### DIRECTION
Everything from the first line of the data through the line with "115.8, 117.7, 119.5];" is to be echoed exactly, minus the pictures.
Start of INFORMATION PROVIDED
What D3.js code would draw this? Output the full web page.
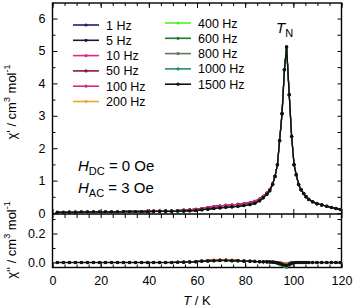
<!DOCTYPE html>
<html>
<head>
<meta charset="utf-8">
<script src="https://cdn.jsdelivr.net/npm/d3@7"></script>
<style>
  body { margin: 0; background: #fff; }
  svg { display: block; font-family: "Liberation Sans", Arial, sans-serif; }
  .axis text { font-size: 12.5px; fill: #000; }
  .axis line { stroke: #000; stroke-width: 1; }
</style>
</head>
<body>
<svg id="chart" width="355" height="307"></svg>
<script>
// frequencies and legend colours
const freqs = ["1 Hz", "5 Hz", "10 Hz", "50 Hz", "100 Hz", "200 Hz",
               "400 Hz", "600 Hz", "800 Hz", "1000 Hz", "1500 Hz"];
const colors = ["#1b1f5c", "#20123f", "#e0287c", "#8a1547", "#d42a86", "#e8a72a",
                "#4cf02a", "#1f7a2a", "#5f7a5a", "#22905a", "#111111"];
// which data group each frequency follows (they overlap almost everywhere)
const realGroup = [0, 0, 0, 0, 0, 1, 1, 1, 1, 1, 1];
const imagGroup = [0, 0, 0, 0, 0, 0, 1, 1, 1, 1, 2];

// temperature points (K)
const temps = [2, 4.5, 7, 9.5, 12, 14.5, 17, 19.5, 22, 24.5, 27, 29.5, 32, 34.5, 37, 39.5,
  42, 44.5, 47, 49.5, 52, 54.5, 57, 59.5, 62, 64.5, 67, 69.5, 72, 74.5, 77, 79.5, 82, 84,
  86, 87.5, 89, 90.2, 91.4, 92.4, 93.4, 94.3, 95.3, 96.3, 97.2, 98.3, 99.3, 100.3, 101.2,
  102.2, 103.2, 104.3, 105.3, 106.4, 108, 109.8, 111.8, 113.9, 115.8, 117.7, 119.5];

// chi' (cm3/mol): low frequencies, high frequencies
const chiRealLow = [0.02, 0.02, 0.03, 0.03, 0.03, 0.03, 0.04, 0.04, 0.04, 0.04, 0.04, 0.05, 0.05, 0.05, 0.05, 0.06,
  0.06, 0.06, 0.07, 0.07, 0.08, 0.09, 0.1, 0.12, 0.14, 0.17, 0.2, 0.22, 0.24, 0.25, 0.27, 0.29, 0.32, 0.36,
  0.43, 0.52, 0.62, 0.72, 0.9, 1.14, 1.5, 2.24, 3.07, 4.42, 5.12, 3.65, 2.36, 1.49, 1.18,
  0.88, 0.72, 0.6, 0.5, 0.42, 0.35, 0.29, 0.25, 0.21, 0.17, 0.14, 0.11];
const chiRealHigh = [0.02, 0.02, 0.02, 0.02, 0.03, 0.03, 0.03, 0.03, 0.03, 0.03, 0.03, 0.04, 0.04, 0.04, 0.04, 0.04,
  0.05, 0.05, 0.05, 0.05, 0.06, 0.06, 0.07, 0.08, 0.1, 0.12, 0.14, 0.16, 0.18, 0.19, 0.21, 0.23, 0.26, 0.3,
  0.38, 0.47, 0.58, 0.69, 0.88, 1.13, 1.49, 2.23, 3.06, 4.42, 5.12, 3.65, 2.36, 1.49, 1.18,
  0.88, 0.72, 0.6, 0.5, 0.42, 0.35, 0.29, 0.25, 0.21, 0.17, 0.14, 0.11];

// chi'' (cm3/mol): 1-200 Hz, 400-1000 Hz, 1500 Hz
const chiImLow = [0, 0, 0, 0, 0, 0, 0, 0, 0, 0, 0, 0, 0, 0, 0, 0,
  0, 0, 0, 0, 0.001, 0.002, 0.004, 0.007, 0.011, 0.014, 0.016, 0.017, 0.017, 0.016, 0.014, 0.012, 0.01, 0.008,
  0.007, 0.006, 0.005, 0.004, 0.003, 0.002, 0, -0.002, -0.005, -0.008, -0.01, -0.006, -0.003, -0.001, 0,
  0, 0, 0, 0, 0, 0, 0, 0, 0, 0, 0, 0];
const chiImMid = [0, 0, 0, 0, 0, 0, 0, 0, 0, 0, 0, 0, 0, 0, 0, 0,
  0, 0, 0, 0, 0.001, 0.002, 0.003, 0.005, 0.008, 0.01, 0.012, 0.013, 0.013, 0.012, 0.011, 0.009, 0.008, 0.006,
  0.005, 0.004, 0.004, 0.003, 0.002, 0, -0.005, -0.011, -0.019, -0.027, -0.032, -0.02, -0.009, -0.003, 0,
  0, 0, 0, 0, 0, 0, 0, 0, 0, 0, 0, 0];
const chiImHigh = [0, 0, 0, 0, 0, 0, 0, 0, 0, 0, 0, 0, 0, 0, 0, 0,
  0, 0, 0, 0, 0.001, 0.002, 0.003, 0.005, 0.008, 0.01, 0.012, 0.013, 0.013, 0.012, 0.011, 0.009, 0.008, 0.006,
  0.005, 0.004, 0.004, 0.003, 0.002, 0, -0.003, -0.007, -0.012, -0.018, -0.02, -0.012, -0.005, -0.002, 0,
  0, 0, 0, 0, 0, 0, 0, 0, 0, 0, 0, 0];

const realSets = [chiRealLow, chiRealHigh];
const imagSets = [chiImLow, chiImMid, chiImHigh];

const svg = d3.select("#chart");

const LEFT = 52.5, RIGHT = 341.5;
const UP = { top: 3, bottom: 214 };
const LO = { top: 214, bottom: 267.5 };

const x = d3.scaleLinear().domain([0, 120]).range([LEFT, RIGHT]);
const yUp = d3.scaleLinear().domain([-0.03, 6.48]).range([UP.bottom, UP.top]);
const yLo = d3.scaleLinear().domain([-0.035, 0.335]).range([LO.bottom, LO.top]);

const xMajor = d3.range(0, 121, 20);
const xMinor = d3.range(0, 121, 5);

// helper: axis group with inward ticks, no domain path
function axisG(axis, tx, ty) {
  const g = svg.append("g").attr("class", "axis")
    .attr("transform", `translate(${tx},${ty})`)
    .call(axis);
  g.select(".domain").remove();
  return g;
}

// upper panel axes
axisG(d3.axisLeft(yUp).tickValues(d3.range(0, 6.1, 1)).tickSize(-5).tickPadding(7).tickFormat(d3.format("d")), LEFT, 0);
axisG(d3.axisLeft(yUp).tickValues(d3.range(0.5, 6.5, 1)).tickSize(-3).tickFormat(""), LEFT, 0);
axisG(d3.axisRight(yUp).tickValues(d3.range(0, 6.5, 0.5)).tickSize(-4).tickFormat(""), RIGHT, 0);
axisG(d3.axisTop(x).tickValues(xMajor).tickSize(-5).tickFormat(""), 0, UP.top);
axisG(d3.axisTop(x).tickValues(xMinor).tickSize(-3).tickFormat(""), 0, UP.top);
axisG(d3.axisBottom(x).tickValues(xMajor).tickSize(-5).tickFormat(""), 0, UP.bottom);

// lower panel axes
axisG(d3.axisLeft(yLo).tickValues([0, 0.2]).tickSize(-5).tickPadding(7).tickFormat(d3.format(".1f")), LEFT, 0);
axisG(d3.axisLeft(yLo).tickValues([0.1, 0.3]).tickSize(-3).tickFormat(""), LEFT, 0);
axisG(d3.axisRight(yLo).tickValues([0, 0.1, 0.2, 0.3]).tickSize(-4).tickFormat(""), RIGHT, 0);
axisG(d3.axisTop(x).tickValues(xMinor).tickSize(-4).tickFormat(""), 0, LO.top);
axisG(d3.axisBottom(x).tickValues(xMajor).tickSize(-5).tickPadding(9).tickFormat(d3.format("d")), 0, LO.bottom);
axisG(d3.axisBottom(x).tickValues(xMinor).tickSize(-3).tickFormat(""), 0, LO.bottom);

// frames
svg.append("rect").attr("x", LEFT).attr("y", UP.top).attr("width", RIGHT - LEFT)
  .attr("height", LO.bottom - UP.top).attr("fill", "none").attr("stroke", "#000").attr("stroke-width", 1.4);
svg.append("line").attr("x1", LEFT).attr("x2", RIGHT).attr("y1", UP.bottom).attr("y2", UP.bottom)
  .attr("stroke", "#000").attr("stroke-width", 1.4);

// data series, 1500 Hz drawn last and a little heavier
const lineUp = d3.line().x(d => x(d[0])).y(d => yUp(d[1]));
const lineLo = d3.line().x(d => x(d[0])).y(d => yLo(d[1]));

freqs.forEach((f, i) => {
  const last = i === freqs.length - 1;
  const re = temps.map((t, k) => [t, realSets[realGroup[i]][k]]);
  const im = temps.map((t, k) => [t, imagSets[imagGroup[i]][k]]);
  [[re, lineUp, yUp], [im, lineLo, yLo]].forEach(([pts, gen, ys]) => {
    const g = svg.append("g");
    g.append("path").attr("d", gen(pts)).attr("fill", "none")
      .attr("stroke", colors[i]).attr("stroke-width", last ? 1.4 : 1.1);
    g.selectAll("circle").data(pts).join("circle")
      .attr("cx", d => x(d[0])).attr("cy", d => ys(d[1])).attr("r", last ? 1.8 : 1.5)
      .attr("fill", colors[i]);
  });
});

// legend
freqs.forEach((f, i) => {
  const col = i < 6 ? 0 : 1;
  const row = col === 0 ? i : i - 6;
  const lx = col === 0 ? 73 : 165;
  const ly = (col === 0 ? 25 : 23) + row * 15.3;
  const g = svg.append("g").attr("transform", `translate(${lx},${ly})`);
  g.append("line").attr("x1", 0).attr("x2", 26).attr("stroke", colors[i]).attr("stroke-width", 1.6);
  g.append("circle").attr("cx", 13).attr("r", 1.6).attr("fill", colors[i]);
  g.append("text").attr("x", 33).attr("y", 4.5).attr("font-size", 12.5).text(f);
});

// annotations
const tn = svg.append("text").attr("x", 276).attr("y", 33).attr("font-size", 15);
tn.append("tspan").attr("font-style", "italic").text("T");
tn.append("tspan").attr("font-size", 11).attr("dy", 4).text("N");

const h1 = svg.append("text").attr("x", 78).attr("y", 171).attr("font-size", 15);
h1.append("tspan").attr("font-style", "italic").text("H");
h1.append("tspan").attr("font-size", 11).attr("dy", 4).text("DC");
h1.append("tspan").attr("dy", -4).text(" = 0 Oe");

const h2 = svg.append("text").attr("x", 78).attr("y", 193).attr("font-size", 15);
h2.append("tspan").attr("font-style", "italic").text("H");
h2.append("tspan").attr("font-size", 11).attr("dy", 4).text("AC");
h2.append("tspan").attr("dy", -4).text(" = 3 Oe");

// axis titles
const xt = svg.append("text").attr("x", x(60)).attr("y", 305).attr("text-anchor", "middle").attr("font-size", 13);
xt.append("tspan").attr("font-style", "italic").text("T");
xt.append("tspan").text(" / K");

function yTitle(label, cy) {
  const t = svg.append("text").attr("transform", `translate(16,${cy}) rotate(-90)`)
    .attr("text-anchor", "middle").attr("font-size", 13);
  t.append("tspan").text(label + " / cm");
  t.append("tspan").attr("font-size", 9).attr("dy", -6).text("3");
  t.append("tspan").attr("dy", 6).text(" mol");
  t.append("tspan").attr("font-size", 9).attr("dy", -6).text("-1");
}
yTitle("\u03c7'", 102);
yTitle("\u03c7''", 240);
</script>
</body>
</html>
End of INFORMATION PROVIDED
### RESULT
What D3.js code would draw this? Output the full web page.
<!DOCTYPE html>
<html>
<head>
<meta charset="utf-8">
<script src="https://cdn.jsdelivr.net/npm/d3@7"></script>
<style>
  body { margin: 0; background: #fff; }
  svg { display: block; font-family: "Liberation Sans", Arial, sans-serif; }
  .axis text { font-size: 12.5px; fill: #000; }
  .axis line { stroke: #000; stroke-width: 1; }
</style>
</head>
<body>
<svg id="chart" width="355" height="307"></svg>
<script>
// frequencies and legend colours
const freqs = ["1 Hz", "5 Hz", "10 Hz", "50 Hz", "100 Hz", "200 Hz",
               "400 Hz", "600 Hz", "800 Hz", "1000 Hz", "1500 Hz"];
const colors = ["#1b1f5c", "#20123f", "#e0287c", "#8a1547", "#d42a86", "#e8a72a",
                "#4cf02a", "#1f7a2a", "#5f7a5a", "#22905a", "#111111"];
// which data group each frequency follows (they overlap almost everywhere)
const realGroup = [0, 0, 0, 0, 0, 1, 1, 1, 1, 1, 1];
const imagGroup = [0, 0, 0, 0, 0, 0, 1, 1, 1, 1, 2];

// temperature points (K)
const temps = [2, 4.5, 7, 9.5, 12, 14.5, 17, 19.5, 22, 24.5, 27, 29.5, 32, 34.5, 37, 39.5,
  42, 44.5, 47, 49.5, 52, 54.5, 57, 59.5, 62, 64.5, 67, 69.5, 72, 74.5, 77, 79.5, 82, 84,
  86, 87.5, 89, 90.2, 91.4, 92.4, 93.4, 94.3, 95.3, 96.3, 97.2, 98.3, 99.3, 100.3, 101.2,
  102.2, 103.2, 104.3, 105.3, 106.4, 108, 109.8, 111.8, 113.9, 115.8, 117.7, 119.5];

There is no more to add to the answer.